La sfida è sempre attuale, ed è tanto più ardua quanto più complesso è il periodo storico che costituisce l’ambientazione di un romanzo e quanti più ne sono i protagonisti. Figuriamoci quando si tratta di un’intera dinastia. Ed è proprio il problema che mi si è posto nella stesura de I lupi di Roma. Il medioevo italiano di fine XIII secolo è una società in profonda evoluzione, contrassegnata dalle lotte tra guelfi e ghibellini, dagli intrighi per la formazione dello Stato della Chiesa e per l’autonomia del papato dalle dominazioni straniere, dal sorgere delle signorie, dalla diffusione delle eresie, insomma da tutto ciò che traspare nella lettura della Divina Commedia. E la famiglia di cui ho raccontato le vicende, quella degli Orsini, era all’epoca al culmine del suo potere e della sua influenza, grazie al pontificato di Niccolò III, al secolo Giovanni Gaetano Orsini.

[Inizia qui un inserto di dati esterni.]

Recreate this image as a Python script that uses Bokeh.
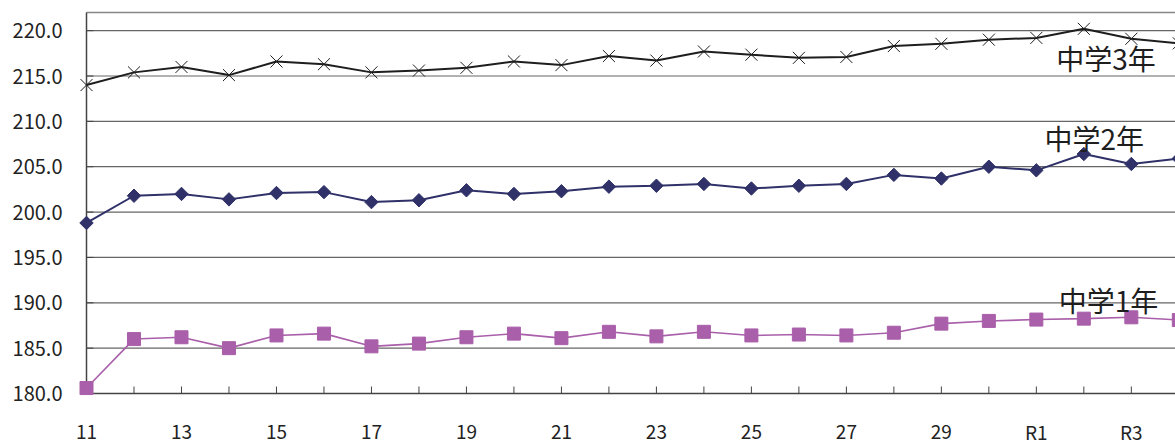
import math
from bokeh.plotting import figure
from bokeh.models import Range1d
from bokeh.core.properties import value
from bokeh.embed import file_html
from bokeh.resources import INLINE

# School years (Heisei 11 .. Reiwa 4)
years = ["11", "12", "13", "14", "15", "16", "17", "18", "19", "20", "21", "22",
         "23", "24", "25", "26", "27", "28", "29", "30", "R1", "R2", "R3", "R4"]

# Averages per grade
grade3 = [214.0, 215.4, 216.0, 215.1, 216.6, 216.3, 215.4, 215.6, 215.9, 216.6, 216.2, 217.2,
          216.7, 217.7, 217.35, 217.0, 217.1, 218.3, 218.55, 219.0, 219.2, 220.2, 219.1, 218.6]
grade2 = [198.8, 201.8, 202.0, 201.4, 202.1, 202.2, 201.1, 201.3, 202.4, 202.0, 202.3, 202.8,
          202.9, 203.1, 202.6, 202.9, 203.1, 204.1, 203.7, 205.0, 204.6, 206.4, 205.3, 205.9]
grade1 = [180.6, 186.0, 186.2, 185.0, 186.4, 186.6, 185.2, 185.5, 186.2, 186.6, 186.1, 186.8,
          186.3, 186.8, 186.4, 186.5, 186.4, 186.7, 187.7, 188.0, 188.15, 188.25, 188.4, 188.1]

series_names = ["中学3年", "中学2年", "中学1年"]
y_ticks = [180, 185, 190, 195, 200, 205, 210, 215, 220]
y_tick_labels = [f"{t:.1f}" for t in y_ticks]

FONT = "Noto Sans CJK JP"
TEXT = "#222222"
AXIS = "#444444"
xs = list(range(len(years)))

# canvas geometry (pixels): plotting area from x=86 to the right edge, y=12 to y=393
W, H = 1175, 445
LEFT, TOP, BOTTOM = 86, 12, 393
X_END = 22.93
Y_MIN, Y_MAX = 180, 222
px_x = (W - LEFT) / X_END
px_y = (BOTTOM - TOP) / (Y_MAX - Y_MIN)

# one frame covering the whole canvas; axes are drawn by hand so that
# tick labels may sit anywhere on the page
p = figure(width=W, height=H, output_backend="svg", toolbar_location=None,
           x_range=Range1d(-LEFT / px_x, X_END),
           y_range=Range1d(Y_MIN - (H - BOTTOM) / px_y, Y_MAX + TOP / px_y),
           min_border=0)
p.axis.visible = False
p.grid.visible = False
p.outline_line_color = None

n_y = len(y_ticks)
# horizontal grid lines and the top rule
p.segment(x0=[0] * (n_y - 1), x1=[X_END] * (n_y - 1), y0=y_ticks[1:], y1=y_ticks[1:],
          line_color="#666666", line_width=1.2)
p.segment(x0=[0], x1=[X_END], y0=[Y_MAX], y1=[Y_MAX], line_color="#888888", line_width=1.5)

# y axis: line, inward ticks, labels
tick_w = 7 / px_x
p.segment(x0=[0], x1=[0], y0=[Y_MIN], y1=[Y_MAX], line_color=AXIS, line_width=1.5)
p.segment(x0=[0] * n_y, x1=[tick_w] * n_y, y0=y_ticks, y1=y_ticks, line_color=AXIS, line_width=1)
p.text(x=[0] * n_y, y=y_ticks, text=y_tick_labels, x_offset=-24,
       text_font=value(FONT), text_font_size="20px", text_color=TEXT,
       text_align="right", text_baseline="middle")

# x axis: line, inward ticks at every year, labels at every other year
tick_h = 7 / px_y
n_x = len(xs)
p.segment(x0=[0], x1=[X_END], y0=[Y_MIN], y1=[Y_MIN], line_color=AXIS, line_width=1.5)
p.segment(x0=xs, x1=xs, y0=[Y_MIN] * n_x, y1=[Y_MIN + tick_h] * n_x, line_color=AXIS, line_width=1)
p.text(x=xs[::2], y=[Y_MIN - 38 / px_y] * len(xs[::2]), text=years[::2],
       text_font=value(FONT), text_font_size="19px", text_color=TEXT,
       text_align="center", text_baseline="middle")

# grade 3: black line with x markers
p.line(xs, grade3, line_color="#1e1e1e", line_width=2)
p.scatter(xs, grade3, marker="x", size=17, line_color="#1e1e1e", line_width=1)

# grade 2: navy line with diamonds
navy = "#2f3168"
p.line(xs, grade2, line_color=navy, line_width=2)
p.scatter(xs, grade2, marker="square", angle=math.pi / 4, size=9.5,
          fill_color=navy, line_color=navy)

# grade 1: purple line with squares
purple = "#a95fa9"
p.line(xs, grade1, line_color=purple, line_width=1.6)
p.scatter(xs, grade1, marker="square", size=13, fill_color=purple, line_color=purple)

# series names beside the right end of each line
p.text(x=[20.42, 20.17, 20.47], y=[216.95, 208.2, 190.35], text=series_names,
       text_font=value(FONT), text_font_size="28px", text_color="#1e1e1e",
       text_align="left", text_baseline="middle")

open("out.html", "w").write(file_html(p, INLINE))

Difficile inquadrare le loro gesta in un contesto tanto ricco – un Medioevo di cui si sa tanto, molto lontano dai cosiddetti “secoli bui” che costituiscono un altro dei luoghi comuni sfatati della storia – senza evitare che esso sia troppo presente; difficile rappresentare i vari protagonisti senza ingenerare confusione nel lettore, per la congerie di intrecci dinastici, parentele, alleanze e incarichi istituzionali; difficile, infine, dare ritmo alla vicenda e renderla avvincente, con tutti questi parametri e vincoli da rispettare. Ma poiché il mio primo intento è convincere la gente che la storia è appassionante, ho comunque puntato a mediare tra la ricostruzione accurata e il ritmo incalzante. Spero pertanto di aver realizzato un’opera avvincente e, allo stesso tempo, istruttiva, un binomio che dovrebbe essere l’essenza della divulgazione storica… Non ne avrei avuto i mezzi, una ventina di romanzi fa; ma adesso, col mestiere che ho acquisito negli anni, era una sfida che dovevo affrontare. In fin dei conti, dove sta scritto che un romanzo storico non possa tenere il lettore col fiato sospeso quanto un thriller?